To capture this idea, we have included images that reinforce this existential crisis — fascist mobs of the 1940s, bomb footage from World War II, an atomic bomb blast, and images of societal changes in the United States during and after the war. Though Thomas Aquinas is mentioned once in the film, we spend more time exploring how O’Connor’s “Catholic” sense of modernity undergirds many of her stories and characters, whether from “The Temple of the Holy Ghost” and “A Good Man Is Hard to Find,” or to her novel, Wise Blood.

As the work on the documentary became more involved, it became clear that we had to tackle forthrightly O’Connor and racism. As a white woman of some privilege, she lived through the last years of the Jim Crow South and the rigid class system of peoples that it engendered. She was slow to grasp the magnitude of the developing civil rights movement and its effect on the country. Though comfortable acknowledging that O’Connor was shaped by the racist and segregated world in which she lived, I was concerned that we find a critical way to interrogate the complexity of racism in both her life, her work, and in her manners. We relay how O’Connor tells a friend that she became an integrationist on a bus ride from Georgia to Iowa in 1948, after seeing how an African American woman was forced to leave her seat and move to the back of the bus. Others comment on O’Connor’s use of the N-word in her short- story, “The Artificial Nigger,” the rightness in standing up for her title and the nuance that she is asking from her readers. We found archival footage of the African American choreographer Bill T. Jones, who adapted the story into a dance sequence, explaining why he thought the story a worthy exploration of how we learn to be racist. And we interviewed the New York stage director Karin Koonrod, who has staged O’Connor’s story, “Everything That Rises Must Converge” as a post-Rosa Parks bus ride through Atlanta. It made me realize more than ever that the question of race was everywhere in O’Connor’s work.

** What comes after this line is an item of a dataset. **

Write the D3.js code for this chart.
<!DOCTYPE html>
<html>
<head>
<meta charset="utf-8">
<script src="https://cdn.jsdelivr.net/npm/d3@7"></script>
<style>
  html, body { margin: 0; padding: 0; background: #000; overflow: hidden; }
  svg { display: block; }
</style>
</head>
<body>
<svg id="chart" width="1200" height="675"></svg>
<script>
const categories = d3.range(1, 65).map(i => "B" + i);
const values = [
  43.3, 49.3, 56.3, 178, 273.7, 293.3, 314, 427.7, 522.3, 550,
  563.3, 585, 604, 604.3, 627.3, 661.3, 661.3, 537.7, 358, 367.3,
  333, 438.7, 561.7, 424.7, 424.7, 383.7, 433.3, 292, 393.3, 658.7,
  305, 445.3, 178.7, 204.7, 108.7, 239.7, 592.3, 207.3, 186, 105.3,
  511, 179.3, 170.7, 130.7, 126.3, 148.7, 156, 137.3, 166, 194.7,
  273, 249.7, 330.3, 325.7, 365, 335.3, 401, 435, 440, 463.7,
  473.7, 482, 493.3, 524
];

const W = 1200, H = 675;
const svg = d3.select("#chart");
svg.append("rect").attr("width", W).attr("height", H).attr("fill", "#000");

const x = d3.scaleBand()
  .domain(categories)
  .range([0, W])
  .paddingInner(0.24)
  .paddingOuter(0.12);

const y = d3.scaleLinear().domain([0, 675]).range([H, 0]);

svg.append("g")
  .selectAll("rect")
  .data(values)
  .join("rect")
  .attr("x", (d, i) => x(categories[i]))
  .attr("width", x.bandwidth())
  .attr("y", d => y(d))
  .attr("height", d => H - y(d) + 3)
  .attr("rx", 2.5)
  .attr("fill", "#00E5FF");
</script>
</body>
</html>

But perhaps the interview with critic and professor Bruce Gentry from O’Connor’s alma mater, Georgia State College in Milledgeville, helped us to find a way to understand the way race operates in O’Connor’s life and work. He comments that O’Connor is the best American fiction writer for “recovering racists, of learning not to be a racist,” implying that anyone who unconsciously lives within the categories of white privilege are, in fact, always recovering from the latent effects of racism:            “Recovering from white racism takes a long time”, Gentry notes, and O’Connor would have included herself in this recovery. Indeed, her stories are shocking and revolutionary in the way they bring home to her readers the assumptions of whiteness. Whether it is Mrs. McIntyre in “The Displaced Person” or Ruby Turpin in “Revelation,” her characters are always caught up short by their deformed understanding of status and race.

Over the last years there has been a rise in neo-Nazi white supremacist organizations looking for legitimacy in speeches and marches in the United States. We have come to a time in our culture where reading Flannery O’Connor’s stories offers us more than the rhetoric of politics and ideology. Her art draws us into the mysterious gray area of modern life, where the brokenness of our human condition plays out in parable-like dramas of violence and redemption. Novelist Mary Gordon judges that “Flannery O’Connor is one of the few writers who is not afraid to look into the darkness.” That darkness, what O’Connor might call the burden of original sin, haunts us today. O’Connor’s stories are redemptive acts because they send us, the readers, to look inside ourselves, where “something in us, as storytellers and as listeners to stories, demands the redemptive act, that demands that what falls at least be offered the chance to be restored”.3

1 The Habit of Being: Letters of Flannery O’Connor, ed. Sally Fitzgerald (New York: Farrar, Straus and Giroux, 1979), 90.

2 Ibid.

3 Mystery and Manners: Occasional Prose, selected and edited by Sally and Robert Fitzgerald (New York: Farrar, Straus & Giroux, 1970), 48.